Tuesday, 29 March 2016

No longer running from self

For so long I have been running. Running as though through a maze, never able to find the beginning nor the end, because the truth is I too do not know how this all started.

How one is able to bear a bright smile and wear my non-existent feelings on a sleeve. Always smiling, nodding and pretending that everything is okay. Like books on a shelf, I dust the cover, having you read my book by its cover. Yet, if you are to open the pages and read between the lines you will realize I am everything, so many things, but okay is not one of them.

I am more then happy to tell you about how hard working I am, how I believe that ambition is not inborn but worked for.

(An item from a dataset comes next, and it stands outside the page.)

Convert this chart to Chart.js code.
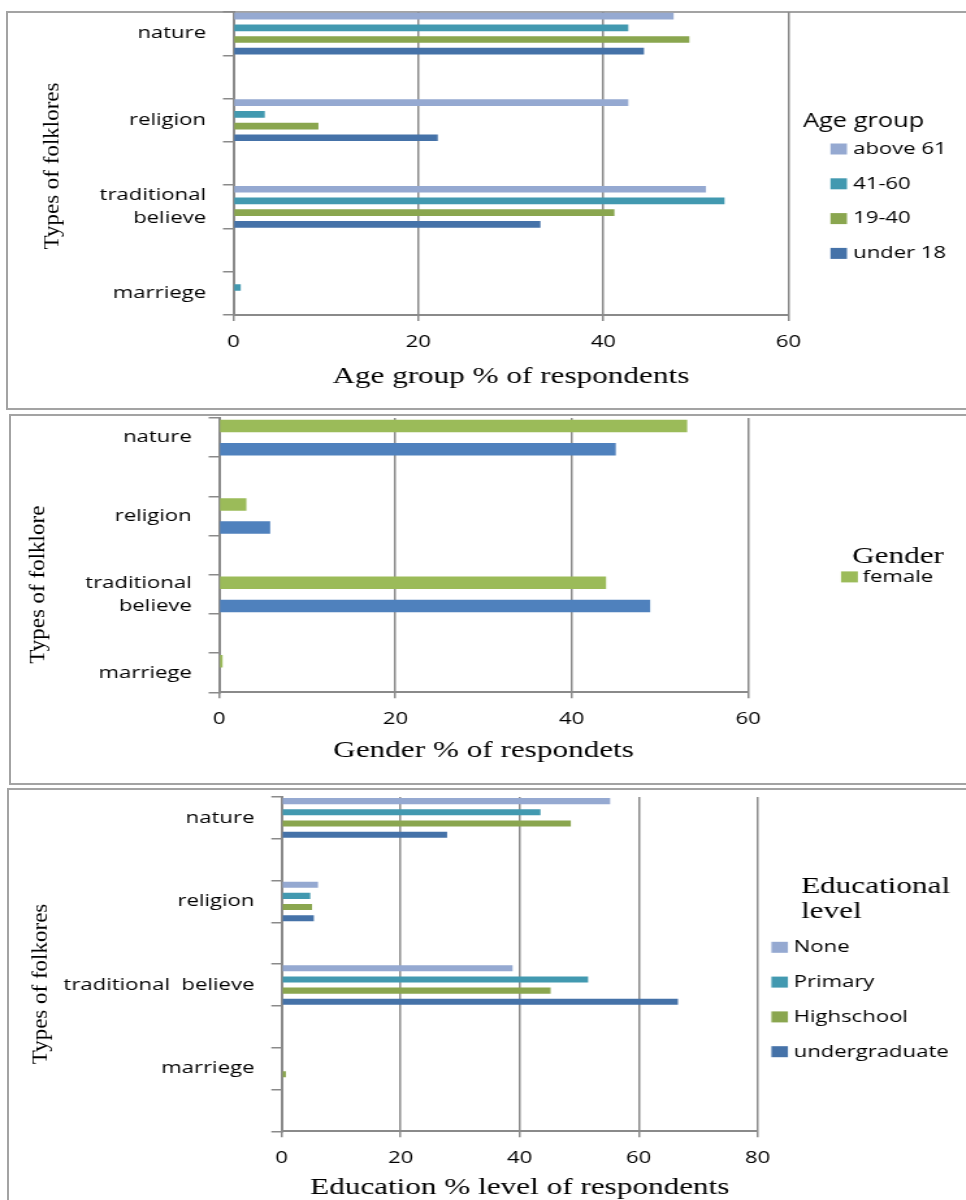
<!DOCTYPE html>
<html><head><meta charset="utf-8">
<script src="https://cdn.jsdelivr.net/npm/chart.js@4.4.1/dist/chart.umd.min.js"></script>
<style>
html,body{margin:0;padding:0;background:#fff;width:966px;height:1200px;overflow:hidden;position:relative;}
.box{position:absolute;border:2px solid #a3a3a3;border-right:none;box-sizing:border-box;}
.wrap{position:absolute;left:0;width:743px;transform:scaleX(1.3);transform-origin:0 0;}
canvas{display:block;}
</style></head><body>
<div class="box" style="left:6px;top:11px;width:980px;height:399px"></div>
<div class="box" style="left:9px;top:414px;width:980px;height:371px"></div>
<div class="box" style="left:7px;top:788px;width:980px;height:430px"></div>
<div class="wrap" style="top:10px;height:381px"><canvas id="c1"></canvas></div>
<div class="wrap" style="top:416.3px;height:349px"><canvas id="c2"></canvas></div>
<div class="wrap" style="top:795px;height:407px"><canvas id="c3"></canvas></div>
<script>
// ---- data ----
const folkloreTypes = ['nature', '', 'religion', '', ['traditional', 'believe'], '', 'marriege'];
const ageAbove61 = [47.6, null, 42.7, null, 51.1, null, 0];
const age41to60  = [42.7, null, 3.4, null, 53.1, null, 0.8];
const age19to40  = [49.3, null, 9.2, null, 41.2, null, 0];
const ageUnder18 = [44.4, null, 22.1, null, 33.2, null, 0];
const ageTicks = [0, 20, 40, 60];

const genderTypes = ['nature', '', 'religion', '', ['traditional', 'believe'], '', 'marriege'];
const genderFemale = [53.1, null, 3.1, null, 43.9, null, 0.4];
const genderMale   = [45.0, null, 5.8, null, 48.9, null, 0];
const genderTicks = [0, 20, 40, 60];

const eduTypes = ['nature', '', 'religion', '', 'traditional  believe', '', 'marriege', ''];
const eduNone       = [55.2, null, 6.1, null, 38.8, null, 0, null];
const eduPrimary    = [43.5, null, 4.8, null, 51.5, null, 0, null];
const eduHighschool = [48.6, null, 5.1, null, 45.2, null, 0.7, null];
const eduUndergrad  = [27.8, null, 5.4, null, 66.6, null, 0, null];
const eduTicks = [0, 20, 40, 60, 80];

// ---- plugins ----
const SX = 1.3;
const sideLegend = {
  id: 'sideLegend',
  afterDraw(chart, args, o) {
    const ctx = chart.ctx;
    ctx.save();
    ctx.textBaseline = 'middle';
    ctx.textAlign = 'left';
    ctx.fillStyle = '#000';
    ctx.font = o.titleFont;
    o.titleLines.forEach((t, i) => ctx.fillText(t, o.titleX, o.titleY + i * o.titleGap));
    ctx.font = o.itemFont;
    o.items.forEach((idx, i) => {
      const ds = chart.data.datasets[idx];
      const y = o.itemY + i * o.itemGap;
      ctx.fillStyle = ds.backgroundColor;
      ctx.fillRect(o.boxX, y - o.boxH / 2, o.boxW, o.boxH);
      ctx.fillStyle = '#000';
      ctx.fillText(ds.label, o.textX, y);
    });
    ctx.restore();
  }
};
const yTitle = {
  id: 'yTitle',
  afterDraw(chart, args, o) {
    const ctx = chart.ctx;
    ctx.save();
    ctx.translate(o.x, o.y);
    ctx.rotate(-Math.PI / 2);
    ctx.scale(1, 1 / SX);
    ctx.font = o.font;
    ctx.fillStyle = '#000';
    ctx.textAlign = 'center';
    ctx.textBaseline = 'middle';
    ctx.fillText(o.text, 0, 0);
    ctx.restore();
  }
};

Chart.defaults.font.family = 'Open Sans';
const GRID = '#8a8a8a';

function makeChart(id, p) {
  return new Chart(document.getElementById(id), {
    type: 'bar',
    data: { labels: p.labels, datasets: p.datasets },
    plugins: [sideLegend, yTitle],
    options: {
      indexAxis: 'y',
      responsive: true,
      maintainAspectRatio: false,
      animation: false,
      layout: { padding: { left: 0, right: p.padRight, top: 2, bottom: 0 } },
      datasets: { bar: { categoryPercentage: p.catPct, barPercentage: p.barPct, borderWidth: 0 } },
      plugins: {
        legend: { display: false },
        tooltip: { enabled: false },
        sideLegend: p.legend,
        yTitle: p.yTitle
      },
      scales: {
        x: {
          min: p.ticks[0], max: p.ticks[p.ticks.length - 1],
          afterBuildTicks: s => { s.ticks = p.ticks.map(v => ({ value: v })); },
          ticks: { color: '#000', font: { size: 17 }, padding: 10.5 },
          grid: { color: GRID, lineWidth: 1.5, tickLength: 6 },
          border: { color: GRID, width: 2 },
          title: { display: true, text: p.xTitle, color: '#000',
                   font: { family: 'Liberation Serif', size: 24 }, padding: { top: 0, bottom: 0 } },
          afterFit: s => { s.height = p.xH; s.paddingLeft = 0; s.paddingRight = 0; }
        },
        y: {
          ticks: { color: '#000', font: { size: 17, lineHeight: 1.35 }, padding: 13, autoSkip: false },
          grid: { offset: true, drawOnChartArea: false, tickLength: 8, color: GRID, lineWidth: 1.5 },
          border: { color: GRID, width: 2 },
          afterFit: s => { s.width = p.yW; s.paddingTop = 0; s.paddingBottom = 0; }
        }
      }
    }
  });
}

makeChart('c1', {
  labels: folkloreTypes,
  datasets: [
    { label: 'above 61', data: ageAbove61, backgroundColor: '#95A9D1' },
    { label: '41-60', data: age41to60, backgroundColor: '#4299B0' },
    { label: '19-40', data: age19to40, backgroundColor: '#8AA64F' },
    { label: 'under 18', data: ageUnder18, backgroundColor: '#4572A8' }
  ],
  ticks: ageTicks, xTitle: 'Age group % of respondents',
  padRight: 136.6, yW: 179.5, xH: 76, catPct: 1.08, barPct: 0.57,
  yTitle: { text: 'Types of folklores', x: 40, y: 156, font: '23px "Liberation Serif"' },
  legend: { titleLines: ['Age group'], titleFont: '19.5px "Open Sans"', titleX: 617.7, titleY: 111.7, titleGap: 0,
            items: [0, 1, 2, 3], itemFont: '17px "Open Sans"', boxX: 638.8, boxW: 12.7, boxH: 11,
            textX: 656.2, itemY: 139, itemGap: 34.8 }
});

makeChart('c2', {
  labels: genderTypes,
  datasets: [
    { label: 'female', data: genderFemale, backgroundColor: '#9BBB59' },
    { label: 'male', data: genderMale, backgroundColor: '#4F81BD' }
  ],
  ticks: genderTicks, xTitle: 'Gender % of respondets',
  padRight: 167.6, yW: 168.5, xH: 72.7, catPct: 1.18, barPct: 0.54,
  yTitle: { text: 'Types of folklore', x: 29.6, y: 168.7, font: '23px "Liberation Serif"' },
  legend: { titleLines: ['Gender'], titleFont: '24px "Liberation Serif"', titleX: 655.4, titleY: 140.4, titleGap: 0,
            items: [0], itemFont: '17px "Open Sans"', boxX: 646.9, boxW: 13, boxH: 11,
            textX: 663.5, itemY: 160.9, itemGap: 34.8 }
});

makeChart('c3', {
  labels: eduTypes,
  datasets: [
    { label: 'None', data: eduNone, backgroundColor: '#95A9D1' },
    { label: 'Primary', data: eduPrimary, backgroundColor: '#4299B0' },
    { label: 'Highschool', data: eduHighschool, backgroundColor: '#8AA64F' },
    { label: 'undergraduate', data: eduUndergrad, backgroundColor: '#4572A8' }
  ],
  ticks: eduTicks, xTitle: 'Education % level of respondents',
  padRight: 160.2, yW: 216.7, xH: 70.7, catPct: 1.07, barPct: 0.54,
  yTitle: { text: 'Types of folkores', x: 31.5, y: 189, font: '23px "Liberation Serif"' },
  legend: { titleLines: ['Educational', 'level'], titleFont: '24px "Liberation Serif"', titleX: 616.2, titleY: 91.7, titleGap: 25,
            items: [0, 1, 2, 3], itemFont: '17px "Open Sans"', boxX: 593.4, boxW: 12.7, boxH: 11,
            textX: 610.5, itemY: 152.3, itemGap: 34.8 }
});
</script>
</body></html>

I am more then happy to listen to you and motivate you from the thousand things I have been through. Painting pictures of embedded hard work and drawing images of the life I wish to have, long to be and can't wait to live. Yet, at no point in time am I ever open to letting you know what really goes on inside. That I would rather curl up in a ball and go back to sleep then tell you that I have childhood issues, that I have a void inside that I can't seem to fill or that I run from myself more often than I wish to admit.

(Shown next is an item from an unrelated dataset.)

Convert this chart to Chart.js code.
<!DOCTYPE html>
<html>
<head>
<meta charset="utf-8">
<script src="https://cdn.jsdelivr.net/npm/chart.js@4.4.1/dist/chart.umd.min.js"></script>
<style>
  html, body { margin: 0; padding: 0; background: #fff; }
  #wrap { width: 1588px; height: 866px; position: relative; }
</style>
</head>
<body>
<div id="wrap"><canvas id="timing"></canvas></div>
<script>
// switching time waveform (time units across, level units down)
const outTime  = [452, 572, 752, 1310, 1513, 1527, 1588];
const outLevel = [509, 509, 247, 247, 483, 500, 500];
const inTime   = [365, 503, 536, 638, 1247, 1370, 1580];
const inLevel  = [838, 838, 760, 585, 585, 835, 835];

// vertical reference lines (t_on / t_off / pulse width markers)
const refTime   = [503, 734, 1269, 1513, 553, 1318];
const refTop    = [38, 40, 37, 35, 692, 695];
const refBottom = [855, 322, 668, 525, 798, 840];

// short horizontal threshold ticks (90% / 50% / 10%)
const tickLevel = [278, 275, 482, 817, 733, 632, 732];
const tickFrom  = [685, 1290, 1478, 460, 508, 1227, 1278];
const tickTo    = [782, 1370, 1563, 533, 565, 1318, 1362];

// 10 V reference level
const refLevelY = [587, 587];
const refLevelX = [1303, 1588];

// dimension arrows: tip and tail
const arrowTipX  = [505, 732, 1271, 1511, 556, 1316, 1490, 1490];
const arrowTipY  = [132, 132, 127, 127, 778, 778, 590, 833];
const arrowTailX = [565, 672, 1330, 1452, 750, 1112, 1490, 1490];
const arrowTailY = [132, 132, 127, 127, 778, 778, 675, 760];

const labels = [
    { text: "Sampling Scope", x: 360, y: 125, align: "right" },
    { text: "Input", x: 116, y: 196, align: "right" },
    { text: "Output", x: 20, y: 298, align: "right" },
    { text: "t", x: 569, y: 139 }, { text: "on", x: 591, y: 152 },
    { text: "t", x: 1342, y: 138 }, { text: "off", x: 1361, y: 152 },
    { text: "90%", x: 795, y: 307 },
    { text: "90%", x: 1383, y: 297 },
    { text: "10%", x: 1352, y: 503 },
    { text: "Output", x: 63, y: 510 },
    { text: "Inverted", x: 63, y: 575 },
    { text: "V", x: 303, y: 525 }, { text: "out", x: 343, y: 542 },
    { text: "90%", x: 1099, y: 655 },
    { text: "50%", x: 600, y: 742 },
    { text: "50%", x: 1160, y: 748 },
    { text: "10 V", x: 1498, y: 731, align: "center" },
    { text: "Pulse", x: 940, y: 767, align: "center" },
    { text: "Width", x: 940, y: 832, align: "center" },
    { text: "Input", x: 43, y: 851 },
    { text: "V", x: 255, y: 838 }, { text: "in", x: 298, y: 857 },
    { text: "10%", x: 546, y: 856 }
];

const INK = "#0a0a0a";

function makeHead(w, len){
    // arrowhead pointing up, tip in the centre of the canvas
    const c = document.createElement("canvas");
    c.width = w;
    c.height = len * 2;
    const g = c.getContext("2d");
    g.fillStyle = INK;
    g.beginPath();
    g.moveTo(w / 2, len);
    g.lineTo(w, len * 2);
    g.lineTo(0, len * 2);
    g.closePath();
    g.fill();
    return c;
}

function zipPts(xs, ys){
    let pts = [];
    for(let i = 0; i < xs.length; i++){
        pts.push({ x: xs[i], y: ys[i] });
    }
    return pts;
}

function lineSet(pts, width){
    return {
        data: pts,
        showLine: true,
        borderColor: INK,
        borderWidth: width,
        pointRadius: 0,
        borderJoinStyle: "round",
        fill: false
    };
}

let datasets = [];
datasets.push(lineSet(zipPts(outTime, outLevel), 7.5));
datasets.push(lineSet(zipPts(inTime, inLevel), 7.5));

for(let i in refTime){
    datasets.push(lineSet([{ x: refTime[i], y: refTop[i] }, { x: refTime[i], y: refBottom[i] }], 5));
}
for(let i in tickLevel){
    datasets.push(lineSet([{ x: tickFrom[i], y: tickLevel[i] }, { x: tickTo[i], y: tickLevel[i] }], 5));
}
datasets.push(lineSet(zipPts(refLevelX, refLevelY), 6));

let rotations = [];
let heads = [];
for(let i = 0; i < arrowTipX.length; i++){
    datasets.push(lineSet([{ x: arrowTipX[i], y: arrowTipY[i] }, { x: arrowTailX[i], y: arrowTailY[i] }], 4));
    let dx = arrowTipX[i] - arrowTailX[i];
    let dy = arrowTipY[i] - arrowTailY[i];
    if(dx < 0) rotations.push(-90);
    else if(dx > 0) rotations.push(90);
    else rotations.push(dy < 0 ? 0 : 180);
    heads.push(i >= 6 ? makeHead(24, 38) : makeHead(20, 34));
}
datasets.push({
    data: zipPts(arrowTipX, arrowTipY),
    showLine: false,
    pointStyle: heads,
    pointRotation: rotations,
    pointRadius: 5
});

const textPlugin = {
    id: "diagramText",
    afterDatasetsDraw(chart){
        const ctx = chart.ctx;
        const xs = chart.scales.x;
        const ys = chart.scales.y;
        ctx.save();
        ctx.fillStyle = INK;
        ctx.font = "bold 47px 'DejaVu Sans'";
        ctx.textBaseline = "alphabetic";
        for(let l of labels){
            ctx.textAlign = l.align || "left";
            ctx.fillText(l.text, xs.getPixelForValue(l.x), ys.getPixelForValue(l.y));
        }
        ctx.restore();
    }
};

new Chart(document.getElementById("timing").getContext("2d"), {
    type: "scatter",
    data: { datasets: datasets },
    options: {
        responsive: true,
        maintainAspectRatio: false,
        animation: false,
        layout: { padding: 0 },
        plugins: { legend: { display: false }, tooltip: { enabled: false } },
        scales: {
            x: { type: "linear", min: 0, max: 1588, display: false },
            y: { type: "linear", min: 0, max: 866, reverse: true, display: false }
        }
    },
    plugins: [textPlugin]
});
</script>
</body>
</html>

I will never tell you of the childhood fears I faced. That never wanting to be alone and running from myself is not something that developed in my teenage years, but something that became apart of me at a tender age. That I as always so afraid of being alone that my mother thought I pretended. She once locked me in a room and I ended up tearing my clothes. It was then that she realized I was truly terrified of being with my own thoughts, that they tormented me with images I never want to have to utter for fear that they may come true. This continued into my teenage years, such that I would bribe my little sister into sleeping in my room, anything other than me being alone. I used to think it had something to do with having my male cousin creep up on me at night, almost raping me. See, when you run from self, you believe it to be anything external, other then internal. You will yourself to believe that there is nothing wrong with you on the inside, but it is all on the outside. Such that when in finally dawns on you that you are flawed, it leaves you wanting to run to the ends of the earth in the hope of never returning again.

I am flawed. I have issues on the inside that I wish I did not need to address. I have a void inside that grew by the years. It is there, plain as black is from white. Vivid, staring and engulfing. It threatens to tear my life apart. Crushing relationships, taking friendships and ruining opportunities. This void can send me back to bed at 10 am, anything then face myself. It will have me text up anyone at 1 am, anything but face myself.

"Knowing better, wanting better, yet never being able to grasp the said better. "

I always wanted to be perfect. Humanly perfect. Do well in school, date my childhood sweetheart till marriage, go to church and just make myself proud. Live a life that is a reflection of what is going on on the outside, as is equally on the inside. Yet, I am anything but..

Today I start this journey of sheer honesty. Today I will teach myself and will myself into being better. Journeying towards the person I not only want to be, but the person I will grow to be. I am broken, but I can be fixed by me.